==== PROVIDED RECORDS

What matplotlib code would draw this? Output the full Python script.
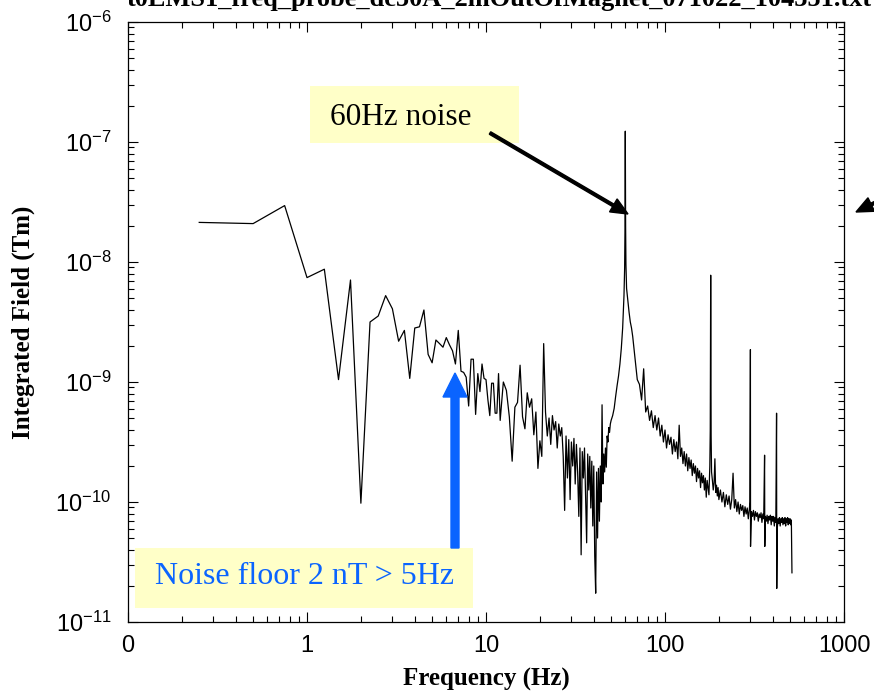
import numpy as np
import matplotlib
matplotlib.use("Agg")
import matplotlib.pyplot as plt
import matplotlib.patches as mpatches

plt.rcParams['mathtext.fontset'] = 'custom'
plt.rcParams['mathtext.rm'] = 'Liberation Sans'
plt.rcParams['mathtext.it'] = 'Liberation Sans:italic'
plt.rcParams['mathtext.bf'] = 'Liberation Sans:bold'

# ---------------- data (frequency in Hz, field as log10 of T*m) ----------------
freq_low = [0.25, 0.5, 0.75, 1.0, 1.25, 1.5, 1.75, 2.0, 2.25, 2.5, 2.75, 3.0, 3.25, 3.5,
            3.75, 4.0, 4.25, 4.5, 4.75, 5.0, 5.25, 5.5, 5.75, 6.0, 6.25, 6.5, 6.75, 7.0,
            7.25, 7.5, 7.75, 8.0, 8.25, 8.5, 8.75, 9.0, 9.25, 9.5, 9.75, 10.0, 10.25,
            10.5, 10.75, 11.0, 11.25, 11.5, 11.75]
logB_low = [-7.67, -7.68, -7.53, -8.13, -8.06, -8.98, -8.15, -10.01, -8.50, -8.45, -8.28,
            -8.39, -8.66, -8.57, -8.97, -8.55, -8.54, -8.40, -8.77, -8.84, -8.65, -8.68,
            -8.71, -8.63, -8.69, -8.74, -8.85, -8.57, -8.91, -8.92, -8.96, -9.20, -8.81,
            -8.81, -9.27, -8.93, -9.08, -8.85, -8.97, -8.98, -9.15, -9.28, -9.01, -9.01,
            -9.26, -9.26, -8.93]

freq_mid = [12.0, 12.5, 13.0, 13.5, 14.0, 14.5, 15.0, 15.5, 16.0, 16.5, 17.0, 17.5, 18.0,
            18.5, 19.0, 19.5, 20.0, 20.5, 21.0, 21.5, 22.0, 22.5, 23.0, 23.5, 24.0, 24.5,
            25.0, 25.5, 26.0, 26.5, 27.0, 27.5, 28.0, 28.5, 29.0, 29.5, 30.0, 30.5, 31.0,
            31.5, 32.0, 32.5, 33.0, 33.5, 34.0, 34.5, 35.0, 35.5, 36.0, 36.5, 37.0, 37.5,
            38.0, 38.5, 39.0, 39.5, 40.0, 40.5, 41.0, 41.5, 42.0, 42.5, 43.0, 43.5, 44.0,
            44.5, 45.0, 45.5, 46.0, 46.5, 47.0, 47.5, 48.0, 48.5, 49.0, 49.5, 50.0, 51.0,
            52.0, 53.0, 54.0, 55.0, 56.0, 57.0, 58.0, 58.5, 59.0, 59.5, 59.75, 60.0, 60.25,
            60.5, 61.0, 62.0, 63.0, 64.0, 65.0]
logB_mid = [-9.32, -9.00, -9.07, -9.29, -9.66, -9.21, -9.17, -8.86, -9.29, -9.39, -9.09,
            -9.21, -9.14, -9.44, -9.25, -9.72, -9.49, -9.62, -8.68, -9.25, -9.45, -9.30,
            -9.52, -9.28, -9.40, -9.33, -9.55, -9.35, -9.45, -9.38, -9.62, -10.07, -9.45,
            -9.80, -9.48, -9.98, -9.50, -9.70, -9.47, -9.85, -9.52, -9.75, -10.12, -9.55,
            -10.44, -9.58, -9.80, -9.55, -9.95, -10.34, -9.60, -9.90, -9.62, -10.05, -9.66,
            -10.20, -9.70, -10.45, -10.76, -9.75, -10.30, -9.72, -10.16, -9.70, -10.00,
            -9.19, -9.85, -9.60, -9.75, -9.55, -9.71, -9.45, -9.50, -9.38, -9.42, -9.35,
            -9.32, -9.28, -9.22, -9.12, -9.03, -8.95, -8.85, -8.72, -8.55, -8.42, -8.28,
            -8.05, -7.75, -6.91, -7.70, -8.02, -8.22, -8.32, -8.42, -8.50, -8.55]

freq_high = [66, 68, 70, 72, 74, 76, 78, 80, 82, 84, 86, 88, 90, 92, 94, 96, 98, 100, 102,
             104, 106, 108, 110, 112, 114, 116, 118, 120, 122, 124, 126, 128, 130, 132, 134,
             136, 138, 140, 142, 144, 146, 148, 150, 152, 154, 156, 158, 160, 162, 164, 166,
             168, 170, 172, 174, 176, 178, 179, 180, 181, 182, 184, 186, 188, 190, 192, 194,
             196, 198, 200]
logB_high = [-8.62, -8.80, -8.98, -9.02, -9.15, -8.89, -9.25, -9.20, -9.32, -9.24, -9.38,
             -9.28, -9.40, -9.30, -9.45, -9.36, -9.50, -9.40, -9.55, -9.44, -9.52, -9.46,
             -9.60, -9.48, -9.58, -9.50, -9.64, -9.36, -9.62, -9.55, -9.68, -9.58, -9.70,
             -9.60, -9.74, -9.63, -9.72, -9.65, -9.78, -9.68, -9.76, -9.70, -9.83, -9.72,
             -9.80, -9.74, -9.88, -9.76, -9.84, -9.78, -9.90, -9.80, -9.96, -9.82, -9.88,
             -9.94, -9.70, -9.40, -8.11, -9.45, -9.75, -9.82, -9.90, -9.84, -9.64, -9.92,
             -9.86, -9.95, -9.88, -9.98]

freq_tail = [204, 208, 212, 216, 220, 224, 228, 232, 236, 240, 244, 248, 252, 256, 260, 264,
             268, 272, 276, 280, 284, 288, 292, 296, 298, 299, 299.5, 300, 300.5, 304, 308,
             312, 316, 320, 324, 328, 332, 336, 340, 344, 348, 352, 356, 360, 361, 364, 368,
             372, 376, 380, 384, 388, 392, 396, 400, 404, 408, 412, 416, 420, 421, 424, 428,
             432, 436, 440, 444, 448, 452, 456, 460, 464, 468, 472, 476, 480, 484, 488, 492,
             496, 500, 504, 508, 512]
logB_tail = [-9.90, -10.00, -9.92, -10.04, -9.94, -10.02, -9.95, -10.06, -9.98, -9.76,
             -10.05, -9.98, -10.08, -10.00, -10.10, -10.02, -10.07, -10.03, -10.12, -10.04,
             -10.10, -10.05, -10.14, -10.06, -10.00, -9.50, -9.10, -8.73, -10.37, -10.08,
             -10.12, -10.07, -10.15, -10.08, -10.12, -10.09, -10.16, -10.10, -10.13, -10.09,
             -10.17, -10.10, -10.14, -9.61, -10.37, -10.12, -10.16, -10.11, -10.18, -10.12,
             -10.15, -10.11, -10.19, -10.12, -10.16, -10.12, -10.20, -10.13, -10.17, -9.26,
             -10.72, -10.22, -10.14, -10.18, -10.13, -10.20, -10.14, -10.17, -10.13, -10.19,
             -10.14, -10.18, -10.13, -10.20, -10.14, -10.17, -10.13, -10.19, -10.14, -10.18,
             -10.14, -10.19, -10.15, -10.59]

x_ticks = [0.1, 1, 10, 100, 1000]
x_ticklabels = ["0", "1", "10", "100", "1000"]

title_text = "t0EMS1_freq_probe_dc50A_2mOutOfMagnet_071022_104351.txt"
xlabel_text = "Frequency (Hz)"
ylabel_text = "Integrated Field (Tm)"
note_60hz = "60Hz noise"
note_floor = "Noise floor 2 nT > 5Hz"

# ---------------- figure ----------------
W, H = 874, 696
fig = plt.figure(figsize=(W / 100, H / 100), dpi=100)
ax = fig.add_axes([128 / W, 1 - 622 / H, (844 - 128) / W, 600 / H])

freq = np.array(freq_low + freq_mid + freq_high + freq_tail, dtype=float)
field = 10.0 ** np.array(logB_low + logB_mid + logB_high + logB_tail)
ax.plot(freq, field, color='black', lw=0.9)

ax.set_xscale('log')
ax.set_yscale('log')
ax.set_xlim(0.1, 1000)
ax.set_ylim(1e-11, 1e-6)
ax.set_xticks(x_ticks)
ax.set_xticklabels(x_ticklabels)
ax.tick_params(which='both', direction='in', top=True, right=True, width=0.8)
ax.tick_params(which='major', length=7)
ax.tick_params(which='minor', length=4)
ax.tick_params(axis='x', which='major', pad=9)
ax.tick_params(axis='y', which='major', pad=12)
for lab in ax.get_xticklabels() + ax.get_yticklabels():
    lab.set_fontfamily('Liberation Sans')
    lab.set_fontsize(17)
for sp in ax.spines.values():
    sp.set_linewidth(0.9)

serif_bold = dict(family='Liberation Serif', weight='bold')
fig.text(499 / W, 1 - 6 / H, title_text, ha='center', va='baseline', fontsize=19, **serif_bold)
fig.text(486 / W, 1 - 679 / H, xlabel_text, ha='center', va='center', fontsize=18, **serif_bold)
fig.text(23 / W, 1 - 322 / H, ylabel_text, ha='center', va='center', rotation=90,
         fontsize=18, **serif_bold)

# annotation boxes
box_col = '#FFFFC8'
fig.add_artist(mpatches.Rectangle((310 / W, 1 - 143 / H), 209 / W, 57 / H,
                                  transform=fig.transFigure, facecolor=box_col,
                                  edgecolor='none', zorder=3))
fig.text(330 / W, 1 - 125 / H, note_60hz, ha='left', va='baseline', fontsize=22.5,
         family='Liberation Serif', color='black', zorder=4)
fig.add_artist(mpatches.Rectangle((135 / W, 1 - 608 / H), 338 / W, 60 / H,
                                  transform=fig.transFigure, facecolor=box_col,
                                  edgecolor='none', zorder=3))
fig.text(155 / W, 1 - 584 / H, note_floor, ha='left', va='baseline', fontsize=23,
         family='Liberation Serif', color='#0A64FF', zorder=4)

# arrows (figure inches)
tr = fig.dpi_scale_trans
fig.add_artist(mpatches.FancyArrow(455 / 100, (H - 548) / 100, 0, (548 - 373) / 100,
                                   width=0.08, head_width=0.24, head_length=0.24,
                                   length_includes_head=True, color='#0A64FF',
                                   transform=tr, zorder=5))
fig.add_artist(mpatches.FancyArrow(490 / 100, (H - 133) / 100, (628 - 490) / 100,
                                   -(214 - 133) / 100, width=0.028, head_width=0.15,
                                   head_length=0.17, length_includes_head=True,
                                   color='black', transform=tr, zorder=5))
fig.add_artist(mpatches.FancyArrow(905 / 100, (H - 188) / 100, (856 - 905) / 100,
                                   -(212 - 188) / 100, width=0.028, head_width=0.15,
                                   head_length=0.17, length_includes_head=True,
                                   color='black', transform=tr, zorder=5))

fig.savefig('out.png', dpi=100)
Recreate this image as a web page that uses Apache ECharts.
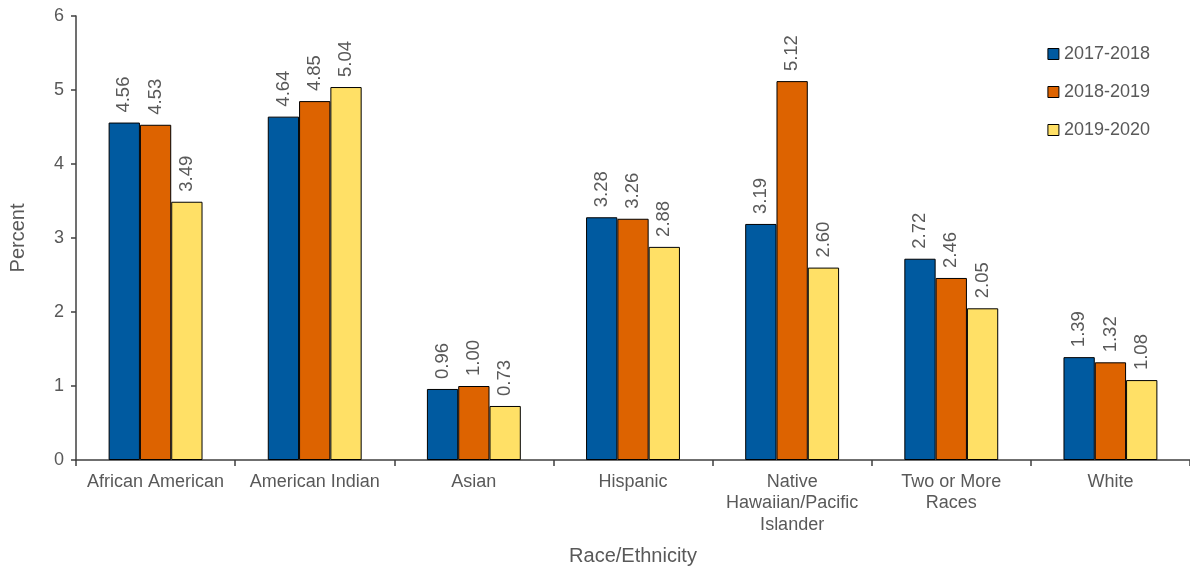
<!DOCTYPE html>
<html>
<head>
<meta charset="utf-8">
<script src="https://cdn.jsdelivr.net/npm/echarts@6/dist/echarts.min.js"></script>
<style>
  html, body { margin: 0; padding: 0; background: #fff; }
  #main { width: 1190px; height: 571px; }
</style>
</head>
<body>
<div id="main"></div>
<script>
const categories = ['African American', 'American Indian', 'Asian', 'Hispanic',
  'Native\nHawaiian/Pacific\nIslander', 'Two or More\nRaces', 'White']
const years = ['2017-2018', '2018-2019', '2019-2020']
const v1718 = [4.56, 4.64, 0.96, 3.28, 3.19, 2.72, 1.39]
const v1819 = [4.53, 4.85, 1.00, 3.26, 5.12, 2.46, 1.32]
const v1920 = [3.49, 5.04, 0.73, 2.88, 2.60, 2.05, 1.08]
const colors = ['#005AA0', '#DD6300', '#FFE066']

const textColor = '#595959'
const font = 'Liberation Sans, Arial, sans-serif'

const chart = echarts.init(document.getElementById('main'))

function makeSeries(name, data, color) {
  return {
    name: name,
    type: 'bar',
    data: data,
    barGap: '0%',
    barCategoryGap: '41%',
    itemStyle: { color: color, borderColor: '#000', borderWidth: 1 },
    label: {
      show: true,
      position: 'top',
      rotate: 90,
      align: 'left',
      verticalAlign: 'middle',
      distance: 10,
      color: textColor,
      fontFamily: font,
      fontSize: 18.5,
      formatter: p => p.value.toFixed(2)
    }
  }
}

const option = {
  animation: false,
  textStyle: { fontFamily: font },
  grid: { left: 75, right: 0, top: 16, bottom: 108, containLabel: false },
  legend: {
    orient: 'vertical',
    right: 35,
    top: 39,
    itemWidth: 11,
    itemHeight: 11,
    itemGap: 18,
    icon: 'rect',
    data: years,
    itemStyle: { borderColor: '#000', borderWidth: 1 },
    textStyle: { color: textColor, fontSize: 18, lineHeight: 20, fontFamily: font }
  },
  xAxis: {
    type: 'category',
    data: categories,
    name: 'Race/Ethnicity',
    nameLocation: 'middle',
    nameGap: 86,
    nameTextStyle: { color: textColor, fontSize: 20, fontFamily: font },
    axisLine: { lineStyle: { color: '#404040', width: 1.5 } },
    axisTick: { show: true, length: 6, lineStyle: { color: '#404040', width: 1.5 } },
    axisLabel: { color: textColor, fontSize: 18, fontFamily: font, margin: 11, lineHeight: 21.5, interval: 0 }
  },
  yAxis: {
    type: 'value',
    min: 0,
    max: 6,
    interval: 1,
    name: 'Percent',
    nameLocation: 'middle',
    nameGap: 48,
    nameTextStyle: { color: textColor, fontSize: 20, fontFamily: font },
    splitLine: { show: false },
    axisLine: { show: true, lineStyle: { color: '#404040', width: 1.5 } },
    axisTick: { show: true, length: 5, lineStyle: { color: '#404040', width: 1.5 } },
    axisLabel: { color: textColor, fontSize: 18, fontFamily: font, margin: 12 }
  },
  series: [
    makeSeries(years[0], v1718, colors[0]),
    makeSeries(years[1], v1819, colors[1]),
    makeSeries(years[2], v1920, colors[2])
  ]
}

chart.setOption(option)
</script>
</body>
</html>
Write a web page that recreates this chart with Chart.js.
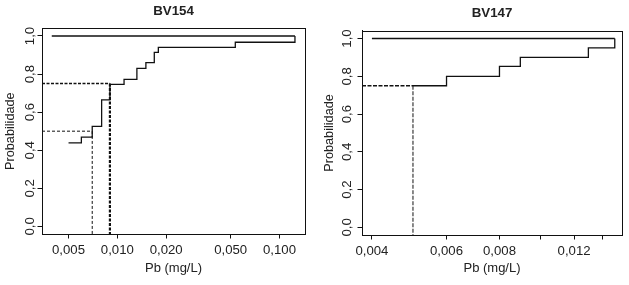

========

§ WHAT YOU SHOULD DO: Write out nothing but the lines from the start of the data through the line with "-9.26, -9.26, -8.93]". Leave out the pictures.

§ OUTPUT:
What matplotlib code would draw this? Output the full Python script.
import numpy as np
import matplotlib
matplotlib.use("Agg")
import matplotlib.pyplot as plt
import matplotlib.patches as mpatches

plt.rcParams['mathtext.fontset'] = 'custom'
plt.rcParams['mathtext.rm'] = 'Liberation Sans'
plt.rcParams['mathtext.it'] = 'Liberation Sans:italic'
plt.rcParams['mathtext.bf'] = 'Liberation Sans:bold'

# ---------------- data (frequency in Hz, field as log10 of T*m) ----------------
freq_low = [0.25, 0.5, 0.75, 1.0, 1.25, 1.5, 1.75, 2.0, 2.25, 2.5, 2.75, 3.0, 3.25, 3.5,
            3.75, 4.0, 4.25, 4.5, 4.75, 5.0, 5.25, 5.5, 5.75, 6.0, 6.25, 6.5, 6.75, 7.0,
            7.25, 7.5, 7.75, 8.0, 8.25, 8.5, 8.75, 9.0, 9.25, 9.5, 9.75, 10.0, 10.25,
            10.5, 10.75, 11.0, 11.25, 11.5, 11.75]
logB_low = [-7.67, -7.68, -7.53, -8.13, -8.06, -8.98, -8.15, -10.01, -8.50, -8.45, -8.28,
            -8.39, -8.66, -8.57, -8.97, -8.55, -8.54, -8.40, -8.77, -8.84, -8.65, -8.68,
            -8.71, -8.63, -8.69, -8.74, -8.85, -8.57, -8.91, -8.92, -8.96, -9.20, -8.81,
            -8.81, -9.27, -8.93, -9.08, -8.85, -8.97, -8.98, -9.15, -9.28, -9.01, -9.01,
            -9.26, -9.26, -8.93]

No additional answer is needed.